U.S. energy historian Daniel Yergin said it could be a long time before pressure is eased on sinking oil markets as the coronavirus causes public events and schools to close while global oil producers flood markets with crude.
"It’s a problem of an oil price war in the middle of a constricting market when the walls are closing in," Yergin, who is also vice chairman of IHS Markit, told reporters at the U.S. Department of Energy's headquarters.
With global oil demand already sinking due to the spread of coronavirus, Saudi Arabia and Russia launched a war for market share, flooding global markets with crude. Oil traded in New York was trading at $30.76 a barrel in aftermarket hours on Thursday, down more than 2%.
Trump administration officials have been mulling several ways to support energy producers including buying oil at current low prices to stash in the Strategic Petroleum Reserve (SPR), which is held in caverns along the Texas and Louisiana coasts.

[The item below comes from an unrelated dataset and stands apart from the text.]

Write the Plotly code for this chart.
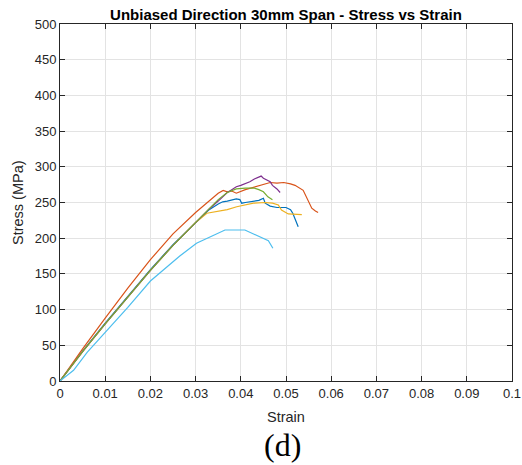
import plotly.graph_objects as go

# ---- data ----
s1_strain = [0, .005, .01, .015, .02, .025, .03, .033, .035, .036, .037, .038, .039, .0398, .0402, .041, .042, .043, .044, .045, .0454, .0465, .048, .050, .051, .0515, .052, .0527]
s1_stress = [0, 42, 81, 119, 156, 191, 222, 240, 248, 251, 252, 254, 255, 254, 249, 250, 251, 252, 253, 256, 249, 245, 243, 243, 240, 235, 226, 216]

s2_strain = [0, .005, .01, .015, .02, .025, .03, .033, .035, .0361, .037, .038, .039, .041, .043, .045, .0465, .048, .0495, .051, .052, .0538, .0546, .0557, .0565, .0571]
s2_stress = [0, 45, 88, 130, 170, 206, 236, 253, 263, 267, 265, 266, 263, 268, 272, 275, 278, 277, 278, 276, 274, 267, 256, 242, 238, 236]

s3_strain = [0, .005, .01, .015, .02, .025, .03, .0325, .0347, .037, .0391, .041, .0428, .0454, .047, .0483, .049, .0505, .052, .0535]
s3_stress = [0, 41, 80, 118, 155, 190, 222, 235, 237, 240, 244, 247, 249, 250, 249, 246.5, 239.5, 234, 233, 233]

s4_strain = [0, .005, .01, .015, .02, .025, .03, .033, .035, .037, .038, .039, .040, .041, .042, .043, .044, .0445, .045, .046, .0465, .047, .048, .0487]
s4_stress = [0, 41, 80, 118, 155, 190, 222, 241, 252, 264, 268, 272, 274, 276, 279, 283, 286, 287, 284, 281, 279, 274, 269, 264]

s5_strain = [0, .005, .01, .015, .02, .025, .03, .033, .035, .037, .039, .041, .043, .044, .045, .046, .047]
s5_stress = [0, 41, 80, 118, 155, 190, 222, 241, 254, 264, 269, 270, 270, 268, 265, 258, 254]

s6_strain = [0, .003, .006, .01, .015, .02, .0265, .0302, .0339, .0365, .0409, .0435, .0461, .0471]
s6_stress = [0, 15, 40, 68, 103, 140, 175, 193, 204.5, 211.5, 211.5, 204.5, 196.5, 186]

series = [
    (s1_strain, s1_stress, "#0072BD"),
    (s2_strain, s2_stress, "#D95319"),
    (s3_strain, s3_stress, "#EDB120"),
    (s4_strain, s4_stress, "#7E2F8E"),
    (s5_strain, s5_stress, "#77AC30"),
    (s6_strain, s6_stress, "#4DBEEE"),
]

x_ticks = [0, 0.01, 0.02, 0.03, 0.04, 0.05, 0.06, 0.07, 0.08, 0.09, 0.1]
x_tick_text = ["0", "0.01", "0.02", "0.03", "0.04", "0.05", "0.06", "0.07", "0.08", "0.09", "0.1"]
y_ticks = list(range(0, 501, 50))

W, H = 522, 465
L, R, T, B = 60, 10, 24, 84
PW, PH = W - L - R, H - T - B

fig = go.Figure()
for xs, ys, c in series:
    fig.add_trace(go.Scatter(x=xs, y=ys, mode="lines", line=dict(color=c, width=1.2), showlegend=False))

axis_common = dict(
    showline=True, linecolor="#262626", linewidth=1, mirror="ticks",
    ticks="inside", ticklen=5, tickcolor="#262626",
    showgrid=True, gridcolor="#e3e3e3", gridwidth=1, zeroline=False,
    automargin=False,
    tickfont=dict(family="Liberation Sans, Arial", size=13, color="#262626"),
)

sans = "Liberation Sans, Arial"
fig.update_layout(
    width=W, height=H,
    margin=dict(l=L, r=R, t=T, b=B),
    paper_bgcolor="white", plot_bgcolor="white",
    title=dict(text="<b>Unbiased Direction 30mm Span - Stress vs Strain</b>",
               x=(L + L + PW) / 2 / W, xanchor="center", y=1 - 14.5 / H, yanchor="middle",
               font=dict(family=sans, size=15, color="black")),
    xaxis=dict(range=[0, 0.1], tickvals=x_ticks, ticktext=x_tick_text, **axis_common),
    yaxis=dict(range=[0, 500], tickvals=y_ticks, **axis_common),
    annotations=[
        dict(text="Strain", xref="paper", yref="paper", x=(286 - L) / PW, y=-35.7 / PH,
             xanchor="center", yanchor="middle", showarrow=False,
             font=dict(family=sans, size=14.5, color="#262626")),
        dict(text="Stress (MPa)", xref="paper", yref="paper", x=-42 / PW, y=(H - B - 203) / PH,
             xanchor="center", yanchor="middle", showarrow=False, textangle=-90,
             font=dict(family=sans, size=14.5, color="#262626")),
        dict(text="(d)", xref="paper", yref="paper", x=(282 - L) / PW, y=-(445 - (H - B)) / PH,
             xanchor="center", yanchor="middle", showarrow=False,
             font=dict(family="Liberation Serif, Times New Roman", size=32, color="black")),
    ],
)

fig.write_html("out.html")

But Yergin, who occasionally advises U.S. officials on energy matters, was skeptical.
"I don't see how you can use the SPR," he said. "With the amount of oil coming into market this is really going to lead to swollen inventories, it's going to take a long time to bring down."
He also discounted efforts to lay out a case that Saudi Arabia and Russia were dumping oil on global markets. Harold Hamm, the executive chairman of Continental Resources Inc., has said that those countries are undertaking a "direct attack" on U.S. shale drillers by increasing the oil supply, according to local media.
Hamm, a supporter of President Donald Trump, is the chairman of the Domestic Energy Producers Alliance, which is petitioning the Department of Commerce to pursue the anti-dumping case.
Yergin said it would be hard to prove that anyone was putting out oil below market value, and in any case it would not be an overnight fix.
Yergin, speaking minutes after the states of Ohio and Maryland announced public schools would shut, saw no quick relief.
"Normally demand would solve the problem in a way, because you would have lower prices that act like a tax cut and it would be a stimulus," he said. "But not in this case because of the freezing up of economic activity," he said.
"Low gasoline prices ... don’t do much when schools are closed, people are canceling all their trips, and people are working from home," he said.
He expected energy company consolidation to accelerate. "Consolidation will be one way people will have to get their costs down."